Right now, I’m working with many clients who jumped ship or want to jump ship. One moved on because he thought there was no possibility of advancement at one of the largest Fortune 500 companies out there, because he got turned down for several internal jobs. Another took a $20K raise at a smaller organization and ran with it, only to find that no one even says good morning when she walks through the door at 8:00 a.m. Yet another client now finds herself working 60+ hours a week for what she thought was her dream company, but according to management, that’s not enough time spent doing the job. Now she fears for her job every day, even though she’s a top performer.

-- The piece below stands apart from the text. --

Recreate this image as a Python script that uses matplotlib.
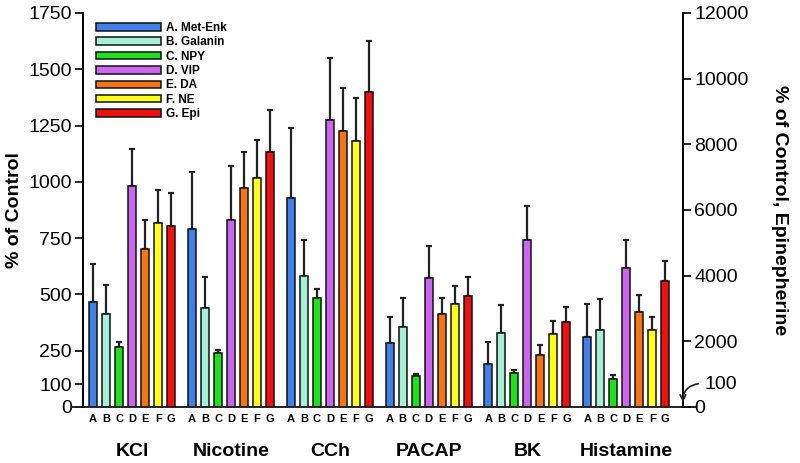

The question you have to ask yourself is, How long can you run on this treadmill? How can you possibly sort through the chaos when you are working 50 to 60+ hours per week, drained, exhausted, and depressed about where you are working?
The good news is that there are wonderful career counselors and coaches out there just waiting to help you move on to your next adventure. Most counselors and coaches provide counseling sessions by phone, over Skype, or in person.
A good counselor or coach can offer a third-party perspective and provide a supportive environment where you can freely talk about your issues. They help prioritize your personal and career issues and make you think about your timing. They can also get you out of your circular pattern of getting nowhere. Counselors and coaching can provide validation on your strengths and development needs as well as give you feedback and support when you’re getting “beat up” on the job. Where do you find these coaches? The International Coaching Federation has a fantastic website and plenty of resources for you to get started.
Bottom line: everyone has barriers to work through, but trying to do it alone can be extremely painful. Take action and control of your career planning by getting some career counseling and career confidence. It could be the difference between waking up and looking forward to your life or feeling as if you’re wasting your talent.